Print the lines beginning with the one that contains "Convert this chart" and ending with the one that contains "const yTicks = [0, 2, 4, 6, 8, 10, 12]", exactly, both included, and no other lines.
★ ★ ★ ★
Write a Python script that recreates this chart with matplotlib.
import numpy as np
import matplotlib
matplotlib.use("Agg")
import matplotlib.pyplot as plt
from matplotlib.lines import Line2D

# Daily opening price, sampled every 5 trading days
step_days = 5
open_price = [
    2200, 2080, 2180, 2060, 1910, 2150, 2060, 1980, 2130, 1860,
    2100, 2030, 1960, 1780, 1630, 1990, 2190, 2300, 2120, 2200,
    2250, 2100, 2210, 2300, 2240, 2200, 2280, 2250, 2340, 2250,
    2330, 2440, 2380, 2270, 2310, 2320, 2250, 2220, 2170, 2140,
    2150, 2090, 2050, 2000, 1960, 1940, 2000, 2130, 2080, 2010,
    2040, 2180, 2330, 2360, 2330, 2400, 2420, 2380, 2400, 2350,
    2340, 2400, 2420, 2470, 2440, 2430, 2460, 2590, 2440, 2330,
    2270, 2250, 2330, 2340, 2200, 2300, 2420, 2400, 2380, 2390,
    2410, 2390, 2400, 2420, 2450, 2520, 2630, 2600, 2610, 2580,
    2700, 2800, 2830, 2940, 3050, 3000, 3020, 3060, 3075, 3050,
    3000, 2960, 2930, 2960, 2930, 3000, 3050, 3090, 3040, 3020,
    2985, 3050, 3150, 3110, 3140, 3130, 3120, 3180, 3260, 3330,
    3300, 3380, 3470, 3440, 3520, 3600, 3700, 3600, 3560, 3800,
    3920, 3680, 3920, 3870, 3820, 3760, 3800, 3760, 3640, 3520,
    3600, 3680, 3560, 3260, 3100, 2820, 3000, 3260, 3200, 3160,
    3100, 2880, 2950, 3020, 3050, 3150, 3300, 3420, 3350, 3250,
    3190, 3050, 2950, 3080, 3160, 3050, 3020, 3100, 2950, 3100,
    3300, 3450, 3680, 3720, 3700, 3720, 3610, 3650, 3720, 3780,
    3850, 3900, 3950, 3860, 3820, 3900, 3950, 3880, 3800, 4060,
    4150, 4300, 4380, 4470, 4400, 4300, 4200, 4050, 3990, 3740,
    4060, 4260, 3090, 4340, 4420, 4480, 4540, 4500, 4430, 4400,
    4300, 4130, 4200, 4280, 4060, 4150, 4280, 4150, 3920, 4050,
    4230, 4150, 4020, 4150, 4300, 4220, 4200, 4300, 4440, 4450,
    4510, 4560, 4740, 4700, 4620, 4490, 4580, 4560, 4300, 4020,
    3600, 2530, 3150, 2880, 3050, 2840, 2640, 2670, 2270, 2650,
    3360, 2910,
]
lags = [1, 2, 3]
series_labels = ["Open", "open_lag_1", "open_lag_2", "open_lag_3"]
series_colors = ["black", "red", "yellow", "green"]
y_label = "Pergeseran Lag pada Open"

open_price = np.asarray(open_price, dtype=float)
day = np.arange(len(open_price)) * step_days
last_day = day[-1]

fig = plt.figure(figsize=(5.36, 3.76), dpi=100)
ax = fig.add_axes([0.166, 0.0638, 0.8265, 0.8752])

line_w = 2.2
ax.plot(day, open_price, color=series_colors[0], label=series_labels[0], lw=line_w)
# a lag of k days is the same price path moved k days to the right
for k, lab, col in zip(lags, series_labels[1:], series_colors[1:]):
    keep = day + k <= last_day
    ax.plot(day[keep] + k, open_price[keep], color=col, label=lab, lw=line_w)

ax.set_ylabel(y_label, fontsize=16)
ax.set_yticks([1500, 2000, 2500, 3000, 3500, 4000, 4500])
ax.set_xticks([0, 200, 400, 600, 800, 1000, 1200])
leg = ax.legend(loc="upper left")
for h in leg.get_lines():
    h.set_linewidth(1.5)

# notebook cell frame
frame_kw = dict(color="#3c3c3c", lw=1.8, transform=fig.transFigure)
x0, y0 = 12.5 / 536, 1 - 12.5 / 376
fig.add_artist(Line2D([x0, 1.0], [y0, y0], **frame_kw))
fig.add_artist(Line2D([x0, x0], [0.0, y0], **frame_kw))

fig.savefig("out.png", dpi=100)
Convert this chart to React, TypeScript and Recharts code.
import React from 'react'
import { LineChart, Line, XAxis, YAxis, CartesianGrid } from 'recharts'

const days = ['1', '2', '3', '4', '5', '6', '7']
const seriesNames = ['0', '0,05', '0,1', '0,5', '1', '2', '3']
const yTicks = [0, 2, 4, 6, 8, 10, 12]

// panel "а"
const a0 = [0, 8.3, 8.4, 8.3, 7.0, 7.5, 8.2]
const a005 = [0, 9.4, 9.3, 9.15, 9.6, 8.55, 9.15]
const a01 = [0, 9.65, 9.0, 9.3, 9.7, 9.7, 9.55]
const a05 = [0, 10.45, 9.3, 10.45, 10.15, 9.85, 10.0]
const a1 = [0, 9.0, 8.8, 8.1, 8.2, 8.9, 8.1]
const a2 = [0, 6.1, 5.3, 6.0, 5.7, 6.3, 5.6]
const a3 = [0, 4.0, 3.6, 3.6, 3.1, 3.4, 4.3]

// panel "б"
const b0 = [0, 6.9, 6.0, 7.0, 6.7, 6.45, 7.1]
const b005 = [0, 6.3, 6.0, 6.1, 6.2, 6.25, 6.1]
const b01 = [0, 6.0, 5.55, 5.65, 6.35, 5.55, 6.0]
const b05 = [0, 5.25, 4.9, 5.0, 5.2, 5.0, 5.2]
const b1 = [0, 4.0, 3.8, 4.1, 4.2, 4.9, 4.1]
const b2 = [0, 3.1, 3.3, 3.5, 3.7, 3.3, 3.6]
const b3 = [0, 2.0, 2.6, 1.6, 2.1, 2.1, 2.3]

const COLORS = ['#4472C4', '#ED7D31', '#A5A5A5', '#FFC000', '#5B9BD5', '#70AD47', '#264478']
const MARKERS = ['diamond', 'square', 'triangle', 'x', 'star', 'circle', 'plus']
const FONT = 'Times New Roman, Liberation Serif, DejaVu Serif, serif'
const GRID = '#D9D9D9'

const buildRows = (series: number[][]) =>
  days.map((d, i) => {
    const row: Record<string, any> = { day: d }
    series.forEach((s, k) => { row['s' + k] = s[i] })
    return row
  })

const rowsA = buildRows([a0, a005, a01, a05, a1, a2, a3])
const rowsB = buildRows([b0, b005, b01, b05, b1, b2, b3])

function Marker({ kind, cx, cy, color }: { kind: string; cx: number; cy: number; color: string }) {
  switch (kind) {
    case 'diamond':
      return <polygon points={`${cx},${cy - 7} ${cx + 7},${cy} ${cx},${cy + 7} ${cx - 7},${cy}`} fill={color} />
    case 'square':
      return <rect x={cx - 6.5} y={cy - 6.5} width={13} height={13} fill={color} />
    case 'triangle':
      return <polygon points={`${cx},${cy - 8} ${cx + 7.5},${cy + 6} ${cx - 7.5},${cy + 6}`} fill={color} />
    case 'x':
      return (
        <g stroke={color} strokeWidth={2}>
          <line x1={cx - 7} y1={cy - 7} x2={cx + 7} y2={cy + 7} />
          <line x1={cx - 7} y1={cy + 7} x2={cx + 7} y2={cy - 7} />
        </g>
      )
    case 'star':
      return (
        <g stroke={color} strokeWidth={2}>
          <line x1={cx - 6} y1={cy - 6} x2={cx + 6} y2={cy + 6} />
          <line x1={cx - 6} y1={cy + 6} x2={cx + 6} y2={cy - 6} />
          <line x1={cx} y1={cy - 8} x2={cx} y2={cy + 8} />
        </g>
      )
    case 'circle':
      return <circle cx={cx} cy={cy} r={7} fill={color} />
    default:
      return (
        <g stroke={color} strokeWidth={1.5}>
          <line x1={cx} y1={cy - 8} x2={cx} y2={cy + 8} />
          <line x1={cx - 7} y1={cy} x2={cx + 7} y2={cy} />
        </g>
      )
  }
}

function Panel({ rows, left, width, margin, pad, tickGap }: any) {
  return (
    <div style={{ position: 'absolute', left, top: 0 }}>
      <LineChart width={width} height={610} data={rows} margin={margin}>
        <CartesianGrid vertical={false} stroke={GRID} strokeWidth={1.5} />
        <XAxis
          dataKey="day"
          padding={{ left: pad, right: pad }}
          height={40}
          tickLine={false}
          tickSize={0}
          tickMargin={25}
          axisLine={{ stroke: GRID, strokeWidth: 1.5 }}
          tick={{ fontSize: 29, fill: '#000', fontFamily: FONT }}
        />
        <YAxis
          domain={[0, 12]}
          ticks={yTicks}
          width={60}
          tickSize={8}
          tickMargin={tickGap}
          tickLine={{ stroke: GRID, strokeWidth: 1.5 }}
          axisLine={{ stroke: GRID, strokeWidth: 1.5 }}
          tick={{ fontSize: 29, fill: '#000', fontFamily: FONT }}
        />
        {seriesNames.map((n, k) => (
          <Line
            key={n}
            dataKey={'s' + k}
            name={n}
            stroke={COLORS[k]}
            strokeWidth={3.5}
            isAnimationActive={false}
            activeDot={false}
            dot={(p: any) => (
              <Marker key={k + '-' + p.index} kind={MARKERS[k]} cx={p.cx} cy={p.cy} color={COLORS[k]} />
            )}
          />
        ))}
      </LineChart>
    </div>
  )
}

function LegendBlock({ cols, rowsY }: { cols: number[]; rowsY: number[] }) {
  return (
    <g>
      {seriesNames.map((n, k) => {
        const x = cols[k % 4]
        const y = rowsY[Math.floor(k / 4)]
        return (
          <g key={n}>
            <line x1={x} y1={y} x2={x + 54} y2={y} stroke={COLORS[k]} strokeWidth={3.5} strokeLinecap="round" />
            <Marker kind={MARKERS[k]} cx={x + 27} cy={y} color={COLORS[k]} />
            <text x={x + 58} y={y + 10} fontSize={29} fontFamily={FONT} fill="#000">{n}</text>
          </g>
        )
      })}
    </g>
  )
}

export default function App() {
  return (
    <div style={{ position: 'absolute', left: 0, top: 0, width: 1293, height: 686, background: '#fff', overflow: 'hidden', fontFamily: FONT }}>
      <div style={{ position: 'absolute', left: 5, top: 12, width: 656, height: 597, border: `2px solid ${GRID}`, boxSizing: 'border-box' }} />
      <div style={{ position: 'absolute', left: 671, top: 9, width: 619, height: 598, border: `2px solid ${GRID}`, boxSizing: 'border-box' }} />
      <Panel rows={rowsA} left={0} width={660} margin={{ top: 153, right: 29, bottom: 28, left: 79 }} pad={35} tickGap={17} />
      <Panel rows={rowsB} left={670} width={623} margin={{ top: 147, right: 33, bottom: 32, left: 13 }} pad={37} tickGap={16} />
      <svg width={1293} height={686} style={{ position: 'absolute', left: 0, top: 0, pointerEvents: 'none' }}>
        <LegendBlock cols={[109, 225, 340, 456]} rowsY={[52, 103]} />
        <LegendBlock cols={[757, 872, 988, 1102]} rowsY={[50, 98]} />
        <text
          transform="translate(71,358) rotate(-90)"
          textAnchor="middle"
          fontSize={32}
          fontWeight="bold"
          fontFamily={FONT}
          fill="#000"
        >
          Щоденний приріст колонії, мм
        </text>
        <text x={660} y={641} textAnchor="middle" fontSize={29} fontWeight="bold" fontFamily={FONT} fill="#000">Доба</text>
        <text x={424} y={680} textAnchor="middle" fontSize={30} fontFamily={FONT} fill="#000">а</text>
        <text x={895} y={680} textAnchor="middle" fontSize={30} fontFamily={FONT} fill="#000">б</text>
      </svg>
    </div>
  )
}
★ ★ ★ ★
EXERCISE OUTPUT →
Convert this chart to React, TypeScript and Recharts code.
import React from 'react'
import { LineChart, Line, XAxis, YAxis, CartesianGrid } from 'recharts'

const days = ['1', '2', '3', '4', '5', '6', '7']
const seriesNames = ['0', '0,05', '0,1', '0,5', '1', '2', '3']
const yTicks = [0, 2, 4, 6, 8, 10, 12]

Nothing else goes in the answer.